### EXCERPTED RECORDS
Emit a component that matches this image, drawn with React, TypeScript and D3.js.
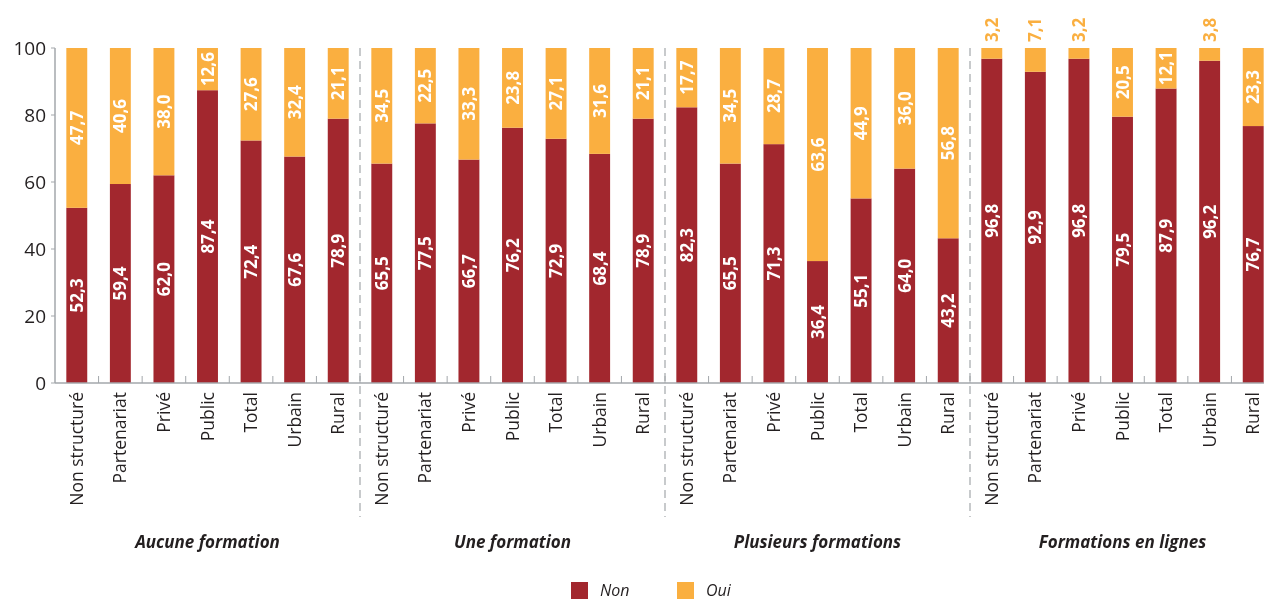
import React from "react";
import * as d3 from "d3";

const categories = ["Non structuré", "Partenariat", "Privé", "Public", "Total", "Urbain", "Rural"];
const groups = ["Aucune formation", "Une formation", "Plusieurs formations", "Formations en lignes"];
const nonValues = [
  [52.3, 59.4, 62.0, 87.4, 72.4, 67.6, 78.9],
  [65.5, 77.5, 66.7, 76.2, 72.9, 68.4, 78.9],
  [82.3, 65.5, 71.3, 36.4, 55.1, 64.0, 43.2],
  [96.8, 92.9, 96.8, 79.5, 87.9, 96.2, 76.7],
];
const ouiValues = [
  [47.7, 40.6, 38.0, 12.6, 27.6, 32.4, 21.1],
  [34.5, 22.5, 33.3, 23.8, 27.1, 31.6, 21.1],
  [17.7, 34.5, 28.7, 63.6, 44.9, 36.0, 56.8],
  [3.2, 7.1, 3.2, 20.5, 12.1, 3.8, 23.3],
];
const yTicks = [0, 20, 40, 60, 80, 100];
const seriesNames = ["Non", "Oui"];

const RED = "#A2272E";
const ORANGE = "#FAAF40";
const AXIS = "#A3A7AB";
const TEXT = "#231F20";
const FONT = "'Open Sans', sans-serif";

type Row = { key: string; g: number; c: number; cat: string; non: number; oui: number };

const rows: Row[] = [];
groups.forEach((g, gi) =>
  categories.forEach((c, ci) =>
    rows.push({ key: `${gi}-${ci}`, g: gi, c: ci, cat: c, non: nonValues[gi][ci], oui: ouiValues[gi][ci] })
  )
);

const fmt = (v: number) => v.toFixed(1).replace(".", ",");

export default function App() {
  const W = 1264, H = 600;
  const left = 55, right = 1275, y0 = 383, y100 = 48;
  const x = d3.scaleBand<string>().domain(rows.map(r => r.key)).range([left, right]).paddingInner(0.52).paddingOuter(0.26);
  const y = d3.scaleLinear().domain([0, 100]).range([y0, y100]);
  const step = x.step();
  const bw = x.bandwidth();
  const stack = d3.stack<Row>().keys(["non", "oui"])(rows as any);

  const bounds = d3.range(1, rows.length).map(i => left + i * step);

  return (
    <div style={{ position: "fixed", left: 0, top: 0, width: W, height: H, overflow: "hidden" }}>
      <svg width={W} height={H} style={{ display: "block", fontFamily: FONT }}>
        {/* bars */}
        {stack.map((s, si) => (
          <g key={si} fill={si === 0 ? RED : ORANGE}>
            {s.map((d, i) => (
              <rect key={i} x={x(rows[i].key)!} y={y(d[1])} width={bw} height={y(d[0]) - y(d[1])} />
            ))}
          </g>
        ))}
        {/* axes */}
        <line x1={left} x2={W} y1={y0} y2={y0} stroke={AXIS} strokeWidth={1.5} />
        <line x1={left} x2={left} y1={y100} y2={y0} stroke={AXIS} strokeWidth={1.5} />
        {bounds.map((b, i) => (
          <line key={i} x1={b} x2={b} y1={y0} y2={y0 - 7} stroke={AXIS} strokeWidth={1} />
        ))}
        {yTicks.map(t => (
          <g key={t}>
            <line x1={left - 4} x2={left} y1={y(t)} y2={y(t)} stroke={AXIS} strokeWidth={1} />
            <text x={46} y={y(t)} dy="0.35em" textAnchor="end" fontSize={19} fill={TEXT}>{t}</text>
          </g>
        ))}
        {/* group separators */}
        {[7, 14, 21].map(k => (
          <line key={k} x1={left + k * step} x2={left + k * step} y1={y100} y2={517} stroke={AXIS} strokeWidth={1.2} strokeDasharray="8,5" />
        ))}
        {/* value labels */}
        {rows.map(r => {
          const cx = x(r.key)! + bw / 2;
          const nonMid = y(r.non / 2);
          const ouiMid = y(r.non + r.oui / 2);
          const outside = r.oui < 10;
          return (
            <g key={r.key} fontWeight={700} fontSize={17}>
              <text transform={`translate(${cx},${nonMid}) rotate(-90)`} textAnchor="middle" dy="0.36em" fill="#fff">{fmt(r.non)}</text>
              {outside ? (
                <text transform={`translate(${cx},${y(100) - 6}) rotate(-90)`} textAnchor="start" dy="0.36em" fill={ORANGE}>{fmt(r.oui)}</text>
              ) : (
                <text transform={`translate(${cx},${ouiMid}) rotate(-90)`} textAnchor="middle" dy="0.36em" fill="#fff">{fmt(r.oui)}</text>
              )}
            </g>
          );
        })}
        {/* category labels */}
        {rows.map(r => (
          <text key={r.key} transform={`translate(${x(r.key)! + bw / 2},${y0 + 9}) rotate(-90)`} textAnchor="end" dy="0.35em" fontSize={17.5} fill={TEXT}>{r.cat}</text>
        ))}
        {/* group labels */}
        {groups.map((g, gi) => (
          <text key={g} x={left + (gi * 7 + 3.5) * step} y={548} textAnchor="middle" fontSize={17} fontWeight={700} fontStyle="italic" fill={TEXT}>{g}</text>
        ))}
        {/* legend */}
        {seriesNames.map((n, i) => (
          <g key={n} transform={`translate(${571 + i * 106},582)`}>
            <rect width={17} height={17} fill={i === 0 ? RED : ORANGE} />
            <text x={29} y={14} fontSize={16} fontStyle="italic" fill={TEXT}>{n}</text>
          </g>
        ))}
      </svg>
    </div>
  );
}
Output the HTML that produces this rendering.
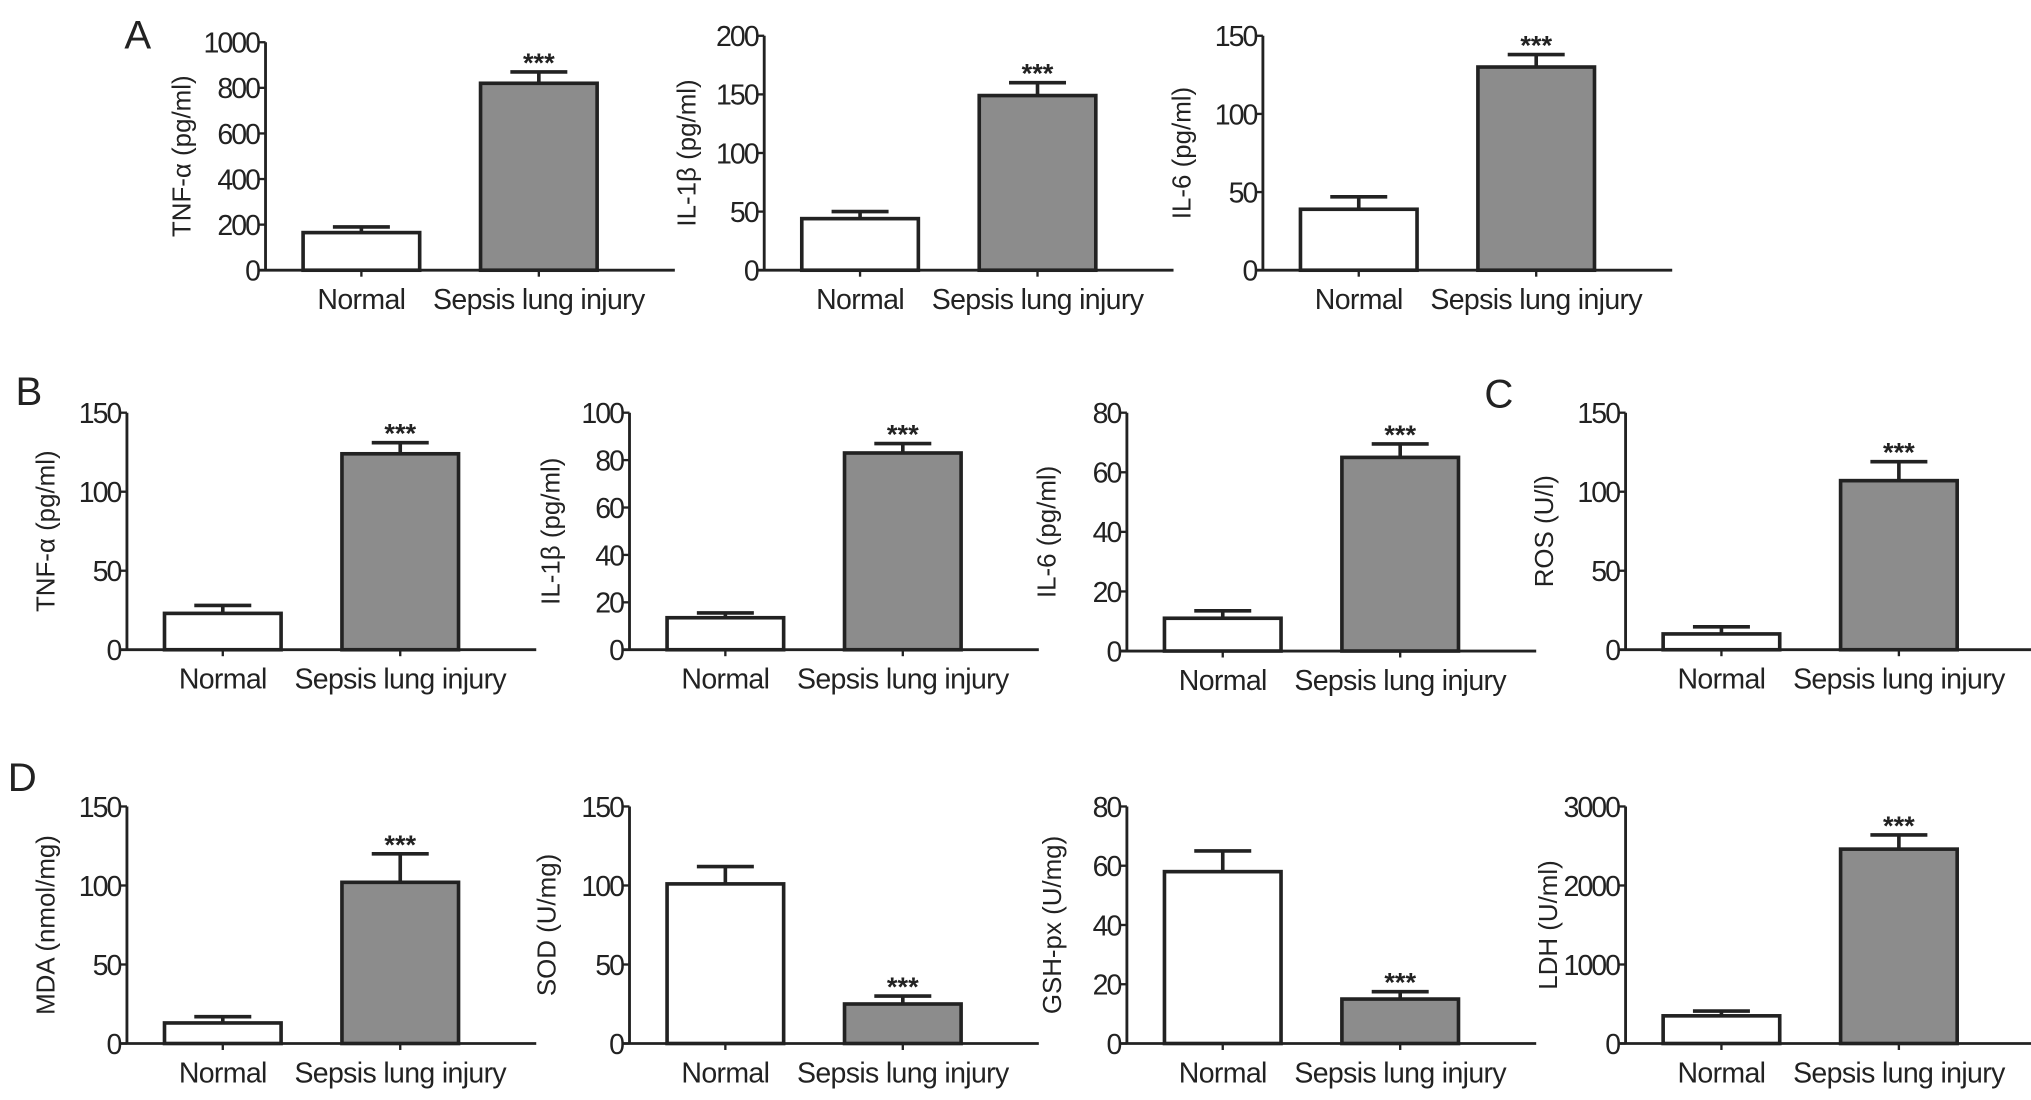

### REQUIRED WORK
Going through the data, tally the lines containing "that" and report only the result.

### SOLVED PROBLEM
2